This post was written by GAP International Reform Director Beatrice Edwards for her Daily Kos Blog.

On October 20th, the High Level Commission convened to assess governance at the World Bank transmitted its report, “Repowering the World Bank for the 21st Century,” to World Bank president Robert Zoellick. The report concluded (more or less verbatim) that:

  • Current mechanisms for strategy formulation are not adequate for setting priorities and guiding operations;
  • Mission creep is endemic, weakening accountability and increasing the risk that resources will be misallocated;
  • The decision-making process is perceived as too exclusive;
  • Insufficient institutional accountability for results weakens the World Bank’s effectiveness and legitimacy;
  • The Bank’s resource base is insufficient.

The ‘accountability’ concerns of the commission, headed by former Mexican president Ernesto Zedillo, are profound. Among other things, the commissioner’s wrote, the Executive Board lacks the independence necessary for effective oversight.  The appointment of the president is “opaque and excludes most of the membership.”  The conduct of the Bank president is unsupervised, executive directors are not necessarily competent or qualified, and accountability functions are a patchwork of ad hoc assignment.

Unfortunately, the commission produced only superficial recommendations to address all this.  Much of the suggested improvement consists – literally – of rearranging the chairs (on the board).  Board chairs would be switched around and reduced in number.  The president of the Bank would no longer sit in the chairman’s seat.  He would also be subject to a performance review (by the board).  A council of advisors would be established to counsel the president, but its composition “would mirror that of the Board.”  The methods to be used to choose council members are unspecified.

To strengthen accountability, additional reviews will be conducted, presumably by similar High-Level Commissions confronting similarly defective arrangements.

This is not serious.  In 2007, cronyism was exposed in the office of the World Bank president: Paul Wolfowitz had installed a network of overpaid and underqualified advisors with carte blanche to intervene anywhere they pleased.  As a result, they wreaked havoc.

During his tenure, Wolfowitz established a position for his romantic partner at a ‘foundation’ putatively run by the US Department of State, paying the woman approximately $70,000 more per year than the salary earned by the Secretary of State.  And, just as the dust settled from these adventures, his General Counsel took it upon herself to obliterate the autonomy of the Bank’s Ethics Office.

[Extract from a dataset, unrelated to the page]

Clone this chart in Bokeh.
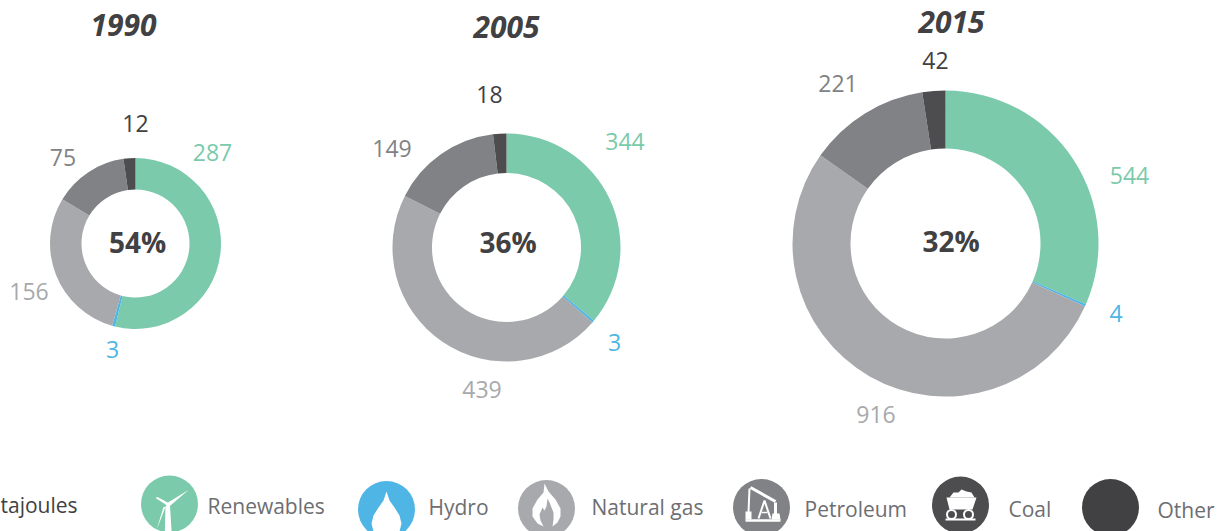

At the same time, emails surfaced suggesting that the Bank would defang its anti-corruption program after push-back from the government of China. Meanwhile, longstanding, widespread corruption came to light in Cambodia, the Philippines, India, Kenya and Viet Nam.

A year later, the General Services Division at the Bank was forced to disclose that its three principal IT vendors had been debarred for fraud and corruption.  One of them had bribed the Bank’s Chief Information Officer, who was also (nominally) debarred, and then compensated in the amount of $25,000 by the Bank for damage done to his reputation by the whole affair.

This year, the Bank’s Vice President for Institutional Integrity was exposed in the press for politicizing a high-level investigation in South Africa, an ethical lapse that directly affected the outcome of the recent presidential election there.

At the same time, the Independent Evaluation Group concluded that the inadequacy of internal controls regulating the Bank’s concessional lending rose to the level of a material weakness.

These problems will not be addressed by switching the seats around the table, nor will they be addressed by adopting the second of the commission’s recommendations: “Strengthening the WBG’s Reource Base,” i.e. dumping more public money into the same pockets.  Greater taxpayer funding to finance the dubious actions of many of these people (and their friends, relatives, colleagues and cronies) sitting in brand new chairs is not the answer.